━━━ Material

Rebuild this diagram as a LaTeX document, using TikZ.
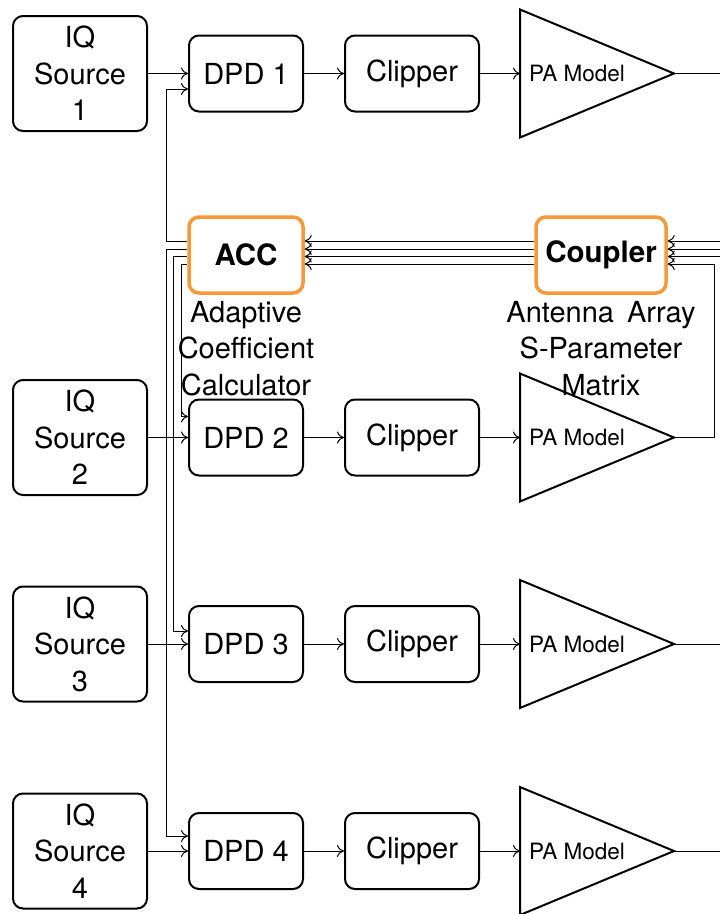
\documentclass[tikz,border=0pt]{standalone}
\usepackage{fontspec}
\setmainfont{TeX Gyre Heros}
\usetikzlibrary{arrows.meta,calc}
\definecolor{accorange}{RGB}{248,152,56}
\begin{document}
\begin{tikzpicture}[x=1pt,y=-1pt,
  bigfont/.style={font=\fontsize{29}{36.5}\selectfont},
  srcbox/.style={draw, line width=2pt, rounded corners=10pt, align=center, bigfont, inner sep=0pt, minimum width=134pt, minimum height=115pt},
  blkbox/.style={draw, line width=2pt, rounded corners=10pt, align=center, bigfont, inner sep=0pt, minimum width=114pt, minimum height=76pt},
  hlbox/.style={draw=accorange, line width=3.5pt, rounded corners=10pt, align=center, font=\fontsize{29.5}{36}\selectfont\bfseries, inner sep=0pt, minimum height=76pt, fill=white},
  lbl/.style={bigfont, align=center, inner sep=0pt, anchor=north},
  conn/.style={line width=1pt, -{To[length=7pt,width=12pt]}},
  wire/.style={line width=1pt},
  tri/.style={draw, line width=2pt, line join=miter}
]
\useasboundingbox (0,0) rectangle (720,914);

\foreach \i/\c in {1/73.5,2/437.5,3/644,4/851} {
  \node[srcbox] (iq\i) at (80,\c) {IQ\\Source\\\i};
  \node[blkbox] (dpd\i) at (246,\c) {DPD \i};
  \node[blkbox, minimum width=134pt] (clip\i) at (412,\c) {Clipper};
  \coordinate (pain\i) at (520,\c);
  \coordinate (paout\i) at (674,\c);
  \draw[tri] (520,\c-64) -- (paout\i) -- (520,\c+64) -- cycle;
  \node[font=\fontsize{22.5}{27}\selectfont, inner sep=0pt] (pa\i) at (577,\c) {PA Model};
  \draw[conn] (iq\i) -- (dpd\i);
  \draw[conn] (dpd\i) -- (clip\i);
  \draw[conn] (clip\i) -- (pain\i);
}
\foreach \i/\c in {1/73.5,3/644,4/851} {
  \coordinate (e\i) at (720,\c);
  \draw[wire] (paout\i) -- (e\i);
}

\node[hlbox, minimum width=114pt] (acc) at (246,255) {ACC};
\node[hlbox, minimum width=130pt] (coupler) at (601,255) {Coupler};
\node[lbl] (acclbl) at (246,301) {Adaptive\\Coefficient\\Calculator};
\node[lbl] (couplbl) at (601,301) {Antenna\hspace{0.45em}Array\\S-Parameter\\Matrix};

\foreach \k/\dy in {1/-14,2/-6,3/1.5,4/9} {
  \coordinate (aw\k) at ($(acc.west)+(0,\dy)$);
  \coordinate (ae\k) at ($(acc.east)+(0,\dy)$);
  \coordinate (cw\k) at ($(coupler.west)+(0,\dy)$);
  \coordinate (ce\k) at ($(coupler.east)+(0,\dy)$);
  \draw[conn] (cw\k) -- (ae\k);
}
\foreach \k/\dy in {1/-14,2/-6,3/1.5} {
  \coordinate (r\k) at ($(720,255)+(0,\dy)$);
  \draw[conn] (r\k) -- (ce\k);
}

% bus x positions
\coordinate (bxa) at (166,0);
\coordinate (bxb) at (173,0);
\coordinate (bxc) at (181,0);
\coordinate (bxr) at (714,0);

\coordinate (d1a) at ($(dpd1.west)+(0,15.5)$);
\coordinate (d2a) at ($(dpd2.west)+(0,-21)$);
\coordinate (d3a) at ($(dpd3.west)+(0,-13)$);
\coordinate (d4a) at ($(dpd4.west)+(0,-15)$);

\draw[conn] (aw1) -| (bxa |- d1a) -- (d1a);
\draw[conn] (aw2) -| (bxa |- d4a) -- (d4a);
\draw[conn] (aw3) -| (bxb |- d3a) -- (d3a);
\draw[conn] (aw4) -| (bxc |- d2a) -- (d2a);

\draw[conn] (paout2) -| (bxr |- ce4) -- (ce4);
\end{tikzpicture}
\end{document}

━━━━━━

- _Task statement_:
Set the lines above down again, word for word, from the first through the one containing "(0,0) rectangle (720,914);"; pictures excluded.

- _In response_:
Rebuild this diagram as a LaTeX document, using TikZ.
\documentclass[tikz,border=0pt]{standalone}
\usepackage{fontspec}
\setmainfont{TeX Gyre Heros}
\usetikzlibrary{arrows.meta,calc}
\definecolor{accorange}{RGB}{248,152,56}
\begin{document}
\begin{tikzpicture}[x=1pt,y=-1pt,
  bigfont/.style={font=\fontsize{29}{36.5}\selectfont},
  srcbox/.style={draw, line width=2pt, rounded corners=10pt, align=center, bigfont, inner sep=0pt, minimum width=134pt, minimum height=115pt},
  blkbox/.style={draw, line width=2pt, rounded corners=10pt, align=center, bigfont, inner sep=0pt, minimum width=114pt, minimum height=76pt},
  hlbox/.style={draw=accorange, line width=3.5pt, rounded corners=10pt, align=center, font=\fontsize{29.5}{36}\selectfont\bfseries, inner sep=0pt, minimum height=76pt, fill=white},
  lbl/.style={bigfont, align=center, inner sep=0pt, anchor=north},
  conn/.style={line width=1pt, -{To[length=7pt,width=12pt]}},
  wire/.style={line width=1pt},
  tri/.style={draw, line width=2pt, line join=miter}
]
\useasboundingbox (0,0) rectangle (720,914);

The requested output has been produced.